§ **Set exercise**: Give back the full listing verbatim, apart from its images.

§ **Material supplied**:
---+---

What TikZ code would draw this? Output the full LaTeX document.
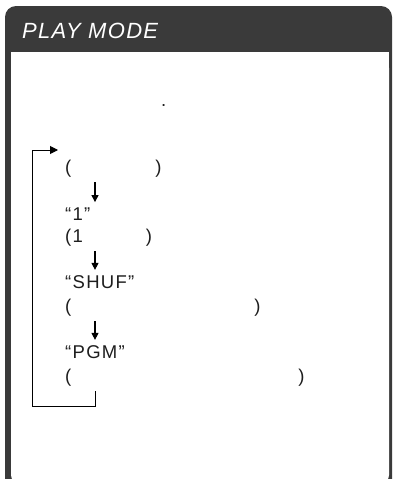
\documentclass[tikz,border=0pt]{standalone}
\usepackage{fontspec}
\setmainfont{Liberation Sans}
\newfontfamily\bodyfont{Liberation Sans}[LetterSpace=7]
\newfontfamily\titlefont{Liberation Sans}[LetterSpace=6]
\usetikzlibrary{arrows.meta}

\definecolor{framegray}{HTML}{3A3A3A}
\definecolor{textgray}{HTML}{1E1E1E}

\tikzstyle{step text} = [anchor=base west, inner xsep=0pt, inner ysep=5pt, font=\bodyfont\fontsize{18.5}{18.5}\selectfont, text=textgray]
\tikzstyle{arrow} = [line width=1.2pt, -{Triangle[length=7pt,width=7pt]}]
\tikzstyle{loop line} = [line width=1pt, -{Triangle[length=8pt,width=8pt]}]

\begin{document}
\begin{tikzpicture}[x=1pt, y=-1pt]
    \useasboundingbox (0,0) rectangle (394,479);
    \clip (0,0) rectangle (394,479);

    % Frame
    \fill[framegray, rounded corners=11pt] (5,6) rectangle (392,490);
    \fill[white] (11,52) rectangle (389,470);
    \fill[white, rounded corners=8pt] (11,60) rectangle (389,483);
    \node(title) [anchor=base west, inner sep=0pt, text=white, font=\titlefont\itshape\fontsize{22}{22}\selectfont] at (22,38) {PLAY MODE};

    % Nodes
    \node(dot) [step text] at (161,106) {.};
    \node(free) [step text] at (65,173) {(\hspace{84pt})};
    \node(one) [step text] at (65,220) {“1”};
    \node(onenote) [step text] at (65,242) {(1\hspace{63pt})};
    \node(shuf) [step text] at (65,288) {“SHUF”};
    \node(shufnote) [step text] at (65,312) {(\hspace{183pt})};
    \node(pgm) [step text] at (65,358) {“PGM”};
    \node(pgmnote) [step text] at (65,382) {(\hspace{227pt})};

    \coordinate (ax) at (95,0);
    \coordinate (loopbot) at (32,406);
    \coordinate (loopin) at (58,150);

    % Arrows
    \draw [arrow] (free.south -| ax) -- (one.north -| ax);
    \draw [arrow] (onenote.south -| ax) -- (shuf.north -| ax);
    \draw [arrow] (shufnote.south -| ax) -- (pgm.north -| ax);
    \draw [loop line] (pgmnote.south -| ax) |- (loopbot) |- (loopin);

\end{tikzpicture}
\end{document}
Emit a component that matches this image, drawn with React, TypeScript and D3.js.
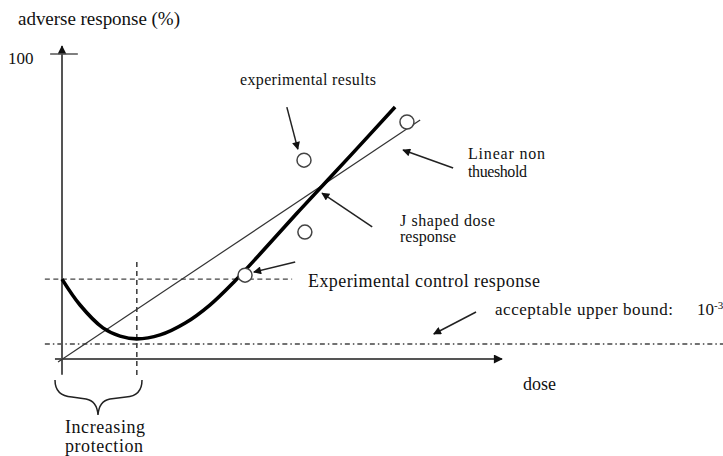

---+---

§ **In response**:
What TikZ code would draw this? Output the full LaTeX document.
\documentclass[tikz,border=0pt]{standalone}
\usepackage{fontspec}
\setmainfont{Liberation Sans}
\newfontfamily\bodyfont{Liberation Sans}[LetterSpace=7]
\newfontfamily\titlefont{Liberation Sans}[LetterSpace=6]
\usetikzlibrary{arrows.meta}

\definecolor{framegray}{HTML}{3A3A3A}
\definecolor{textgray}{HTML}{1E1E1E}

\tikzstyle{step text} = [anchor=base west, inner xsep=0pt, inner ysep=5pt, font=\bodyfont\fontsize{18.5}{18.5}\selectfont, text=textgray]
\tikzstyle{arrow} = [line width=1.2pt, -{Triangle[length=7pt,width=7pt]}]
\tikzstyle{loop line} = [line width=1pt, -{Triangle[length=8pt,width=8pt]}]

\begin{document}
\begin{tikzpicture}[x=1pt, y=-1pt]
    \useasboundingbox (0,0) rectangle (394,479);
    \clip (0,0) rectangle (394,479);

    % Frame
    \fill[framegray, rounded corners=11pt] (5,6) rectangle (392,490);
    \fill[white] (11,52) rectangle (389,470);
    \fill[white, rounded corners=8pt] (11,60) rectangle (389,483);
    \node(title) [anchor=base west, inner sep=0pt, text=white, font=\titlefont\itshape\fontsize{22}{22}\selectfont] at (22,38) {PLAY MODE};

    % Nodes
    \node(dot) [step text] at (161,106) {.};
    \node(free) [step text] at (65,173) {(\hspace{84pt})};
    \node(one) [step text] at (65,220) {“1”};
    \node(onenote) [step text] at (65,242) {(1\hspace{63pt})};
    \node(shuf) [step text] at (65,288) {“SHUF”};
    \node(shufnote) [step text] at (65,312) {(\hspace{183pt})};
    \node(pgm) [step text] at (65,358) {“PGM”};
    \node(pgmnote) [step text] at (65,382) {(\hspace{227pt})};

    \coordinate (ax) at (95,0);
    \coordinate (loopbot) at (32,406);
    \coordinate (loopin) at (58,150);

    % Arrows
    \draw [arrow] (free.south -| ax) -- (one.north -| ax);
    \draw [arrow] (onenote.south -| ax) -- (shuf.north -| ax);
    \draw [arrow] (shufnote.south -| ax) -- (pgm.north -| ax);
    \draw [loop line] (pgmnote.south -| ax) |- (loopbot) |- (loopin);

\end{tikzpicture}
\end{document}
Emit a component that matches this image, drawn with React, TypeScript and D3.js.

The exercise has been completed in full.